• Exercise description:
Pictures are excluded. Copy exactly, and only, the lines from the one containing "What TikZ code" through the one containing "-- ++(#4,-#5) -- ++(#3-#4,0)", both ends included.

• Data supplied:
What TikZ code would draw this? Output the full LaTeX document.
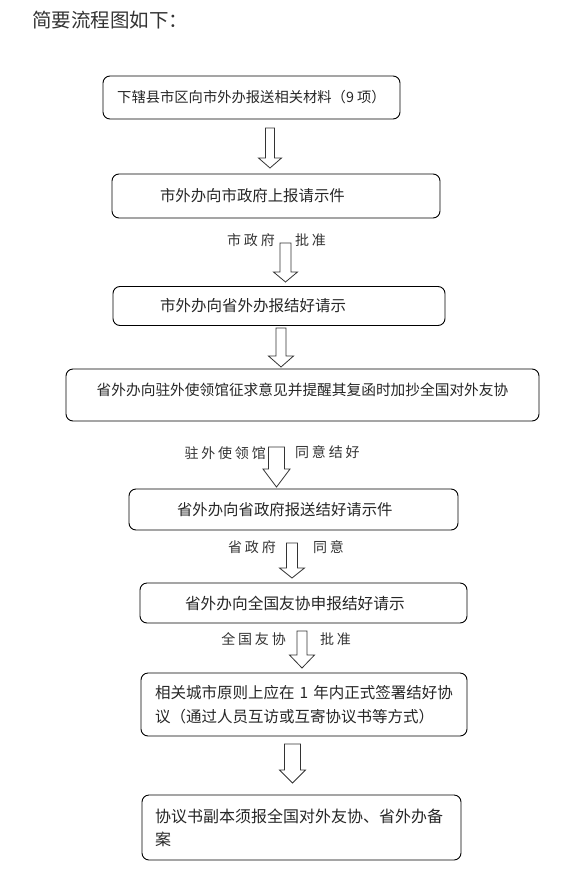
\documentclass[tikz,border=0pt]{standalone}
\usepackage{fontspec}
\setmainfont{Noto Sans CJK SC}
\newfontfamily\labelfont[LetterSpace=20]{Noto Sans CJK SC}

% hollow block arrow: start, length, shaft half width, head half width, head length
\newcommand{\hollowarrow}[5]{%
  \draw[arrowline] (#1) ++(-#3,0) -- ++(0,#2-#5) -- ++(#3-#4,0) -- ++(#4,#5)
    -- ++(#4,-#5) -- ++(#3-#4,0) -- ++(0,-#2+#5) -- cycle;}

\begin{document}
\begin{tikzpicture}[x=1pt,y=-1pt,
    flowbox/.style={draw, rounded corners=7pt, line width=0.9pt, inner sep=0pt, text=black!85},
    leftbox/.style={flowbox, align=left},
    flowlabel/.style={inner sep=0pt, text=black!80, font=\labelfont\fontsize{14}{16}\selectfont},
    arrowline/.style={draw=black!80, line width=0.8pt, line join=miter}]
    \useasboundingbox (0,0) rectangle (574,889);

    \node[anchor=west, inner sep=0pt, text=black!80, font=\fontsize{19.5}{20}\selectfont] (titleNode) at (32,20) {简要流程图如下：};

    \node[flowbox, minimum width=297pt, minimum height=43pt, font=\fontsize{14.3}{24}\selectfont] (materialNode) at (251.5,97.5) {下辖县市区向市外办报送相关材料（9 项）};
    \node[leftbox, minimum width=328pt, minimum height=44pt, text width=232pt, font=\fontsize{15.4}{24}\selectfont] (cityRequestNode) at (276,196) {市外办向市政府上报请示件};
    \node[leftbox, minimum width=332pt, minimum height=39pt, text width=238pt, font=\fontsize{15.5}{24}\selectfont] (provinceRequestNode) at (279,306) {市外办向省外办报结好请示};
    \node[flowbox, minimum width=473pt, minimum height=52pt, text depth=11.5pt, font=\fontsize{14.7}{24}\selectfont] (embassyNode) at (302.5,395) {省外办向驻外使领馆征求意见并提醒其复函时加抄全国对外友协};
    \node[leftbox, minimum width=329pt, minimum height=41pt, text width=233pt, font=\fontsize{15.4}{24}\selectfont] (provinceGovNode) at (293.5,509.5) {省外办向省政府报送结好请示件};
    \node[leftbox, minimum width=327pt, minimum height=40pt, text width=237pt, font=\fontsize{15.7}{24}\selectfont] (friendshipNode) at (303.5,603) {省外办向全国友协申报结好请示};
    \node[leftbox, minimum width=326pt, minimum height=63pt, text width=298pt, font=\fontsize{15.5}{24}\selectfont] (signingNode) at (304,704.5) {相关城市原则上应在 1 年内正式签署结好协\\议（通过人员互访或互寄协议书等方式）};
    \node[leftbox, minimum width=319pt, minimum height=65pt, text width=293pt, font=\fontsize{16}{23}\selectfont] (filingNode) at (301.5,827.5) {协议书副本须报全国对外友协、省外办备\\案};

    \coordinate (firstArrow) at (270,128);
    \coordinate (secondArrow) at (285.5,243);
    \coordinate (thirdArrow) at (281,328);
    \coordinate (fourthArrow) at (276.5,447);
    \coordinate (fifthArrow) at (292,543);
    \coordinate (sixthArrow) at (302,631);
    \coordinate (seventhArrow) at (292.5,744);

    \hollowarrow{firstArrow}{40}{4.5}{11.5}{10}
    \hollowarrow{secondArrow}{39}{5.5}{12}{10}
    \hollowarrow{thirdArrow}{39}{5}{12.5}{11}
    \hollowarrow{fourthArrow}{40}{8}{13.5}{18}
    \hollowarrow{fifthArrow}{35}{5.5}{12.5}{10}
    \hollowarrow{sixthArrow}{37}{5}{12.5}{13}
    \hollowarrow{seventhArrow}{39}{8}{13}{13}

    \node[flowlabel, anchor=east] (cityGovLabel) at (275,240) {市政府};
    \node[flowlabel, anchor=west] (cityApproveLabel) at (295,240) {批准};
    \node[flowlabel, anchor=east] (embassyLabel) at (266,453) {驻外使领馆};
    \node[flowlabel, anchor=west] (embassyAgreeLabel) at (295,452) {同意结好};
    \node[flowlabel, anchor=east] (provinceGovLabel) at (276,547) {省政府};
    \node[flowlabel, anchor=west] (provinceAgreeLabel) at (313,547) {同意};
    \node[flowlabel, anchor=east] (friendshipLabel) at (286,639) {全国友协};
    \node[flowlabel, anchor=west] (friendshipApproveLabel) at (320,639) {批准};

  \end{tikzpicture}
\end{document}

* * *

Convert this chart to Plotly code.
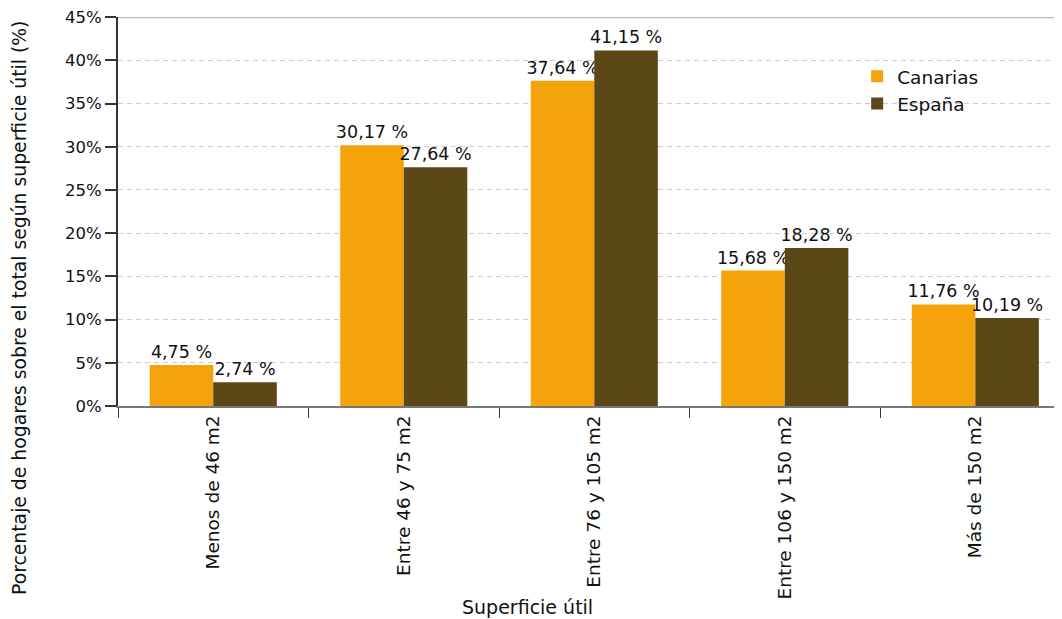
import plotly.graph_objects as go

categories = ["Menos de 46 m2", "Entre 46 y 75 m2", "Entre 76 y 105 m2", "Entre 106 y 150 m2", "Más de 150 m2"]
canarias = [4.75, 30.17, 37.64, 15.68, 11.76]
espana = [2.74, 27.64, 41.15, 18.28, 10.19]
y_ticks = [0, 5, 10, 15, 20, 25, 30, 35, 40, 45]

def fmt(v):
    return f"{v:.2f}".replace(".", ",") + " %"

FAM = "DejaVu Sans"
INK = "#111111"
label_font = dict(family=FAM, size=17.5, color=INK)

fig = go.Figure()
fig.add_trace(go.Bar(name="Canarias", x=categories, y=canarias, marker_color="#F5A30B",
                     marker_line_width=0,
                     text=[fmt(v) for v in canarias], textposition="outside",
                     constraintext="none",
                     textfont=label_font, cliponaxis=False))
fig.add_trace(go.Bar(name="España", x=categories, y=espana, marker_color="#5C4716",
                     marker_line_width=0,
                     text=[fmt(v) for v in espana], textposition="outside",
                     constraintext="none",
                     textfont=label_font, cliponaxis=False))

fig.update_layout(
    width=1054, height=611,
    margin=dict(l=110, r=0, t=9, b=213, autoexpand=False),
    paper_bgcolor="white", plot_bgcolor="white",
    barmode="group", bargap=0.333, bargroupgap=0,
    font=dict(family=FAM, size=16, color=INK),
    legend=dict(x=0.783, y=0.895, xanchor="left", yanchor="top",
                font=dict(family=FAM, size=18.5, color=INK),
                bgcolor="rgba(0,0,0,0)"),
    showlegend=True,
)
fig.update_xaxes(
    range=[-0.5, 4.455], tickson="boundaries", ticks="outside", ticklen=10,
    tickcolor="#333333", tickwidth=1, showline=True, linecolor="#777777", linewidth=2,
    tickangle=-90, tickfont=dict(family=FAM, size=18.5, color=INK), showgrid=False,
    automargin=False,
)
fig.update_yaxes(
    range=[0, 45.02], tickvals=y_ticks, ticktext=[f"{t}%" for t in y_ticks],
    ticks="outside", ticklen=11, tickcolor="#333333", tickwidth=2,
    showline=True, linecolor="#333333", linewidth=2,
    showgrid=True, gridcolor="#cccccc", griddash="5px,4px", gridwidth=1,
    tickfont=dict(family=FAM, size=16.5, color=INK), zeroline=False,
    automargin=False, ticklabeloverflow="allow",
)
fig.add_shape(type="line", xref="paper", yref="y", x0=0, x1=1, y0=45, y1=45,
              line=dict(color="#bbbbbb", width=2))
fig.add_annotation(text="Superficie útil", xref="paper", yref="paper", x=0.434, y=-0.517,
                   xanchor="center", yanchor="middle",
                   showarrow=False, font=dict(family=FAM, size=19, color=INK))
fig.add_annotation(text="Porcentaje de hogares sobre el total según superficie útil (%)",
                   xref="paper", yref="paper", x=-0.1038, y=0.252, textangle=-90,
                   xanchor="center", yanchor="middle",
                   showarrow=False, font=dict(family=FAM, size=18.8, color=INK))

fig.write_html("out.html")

* * *

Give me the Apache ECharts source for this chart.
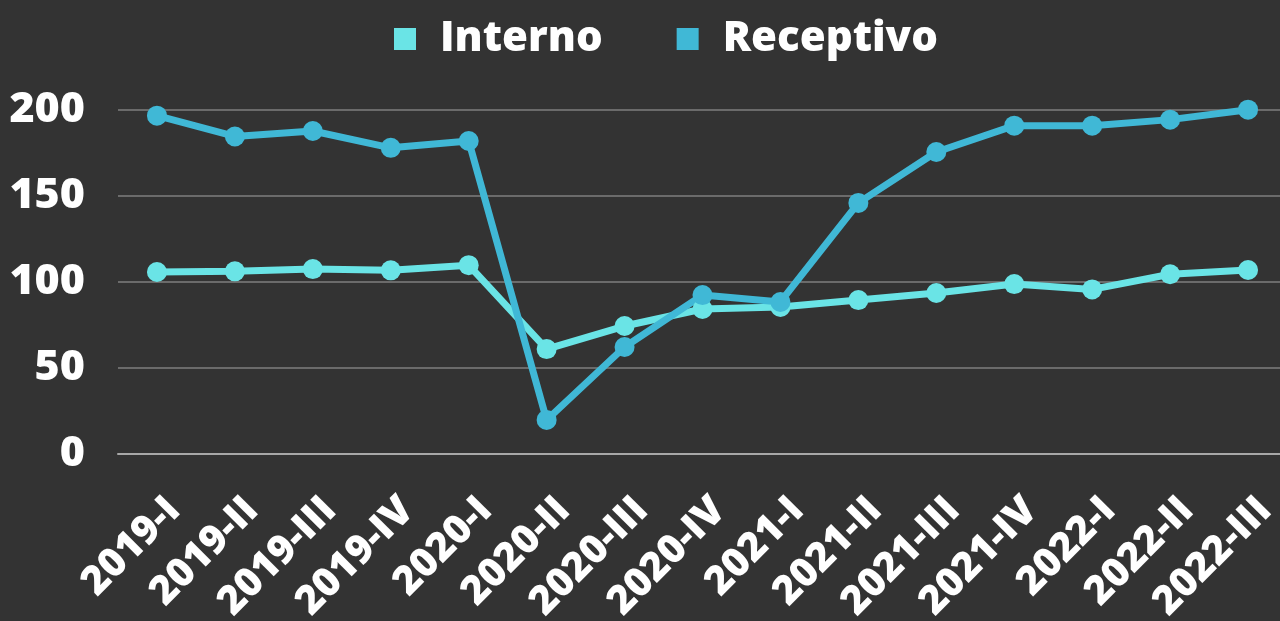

• Worked solution:
What TikZ code would draw this? Output the full LaTeX document.
\documentclass[tikz,border=0pt]{standalone}
\usepackage{fontspec}
\setmainfont{Noto Sans CJK SC}
\newfontfamily\labelfont[LetterSpace=20]{Noto Sans CJK SC}

% hollow block arrow: start, length, shaft half width, head half width, head length
\newcommand{\hollowarrow}[5]{%
  \draw[arrowline] (#1) ++(-#3,0) -- ++(0,#2-#5) -- ++(#3-#4,0) -- ++(#4,#5)
    -- ++(#4,-#5) -- ++(#3-#4,0) -- ++(0,-#2+#5) -- cycle;}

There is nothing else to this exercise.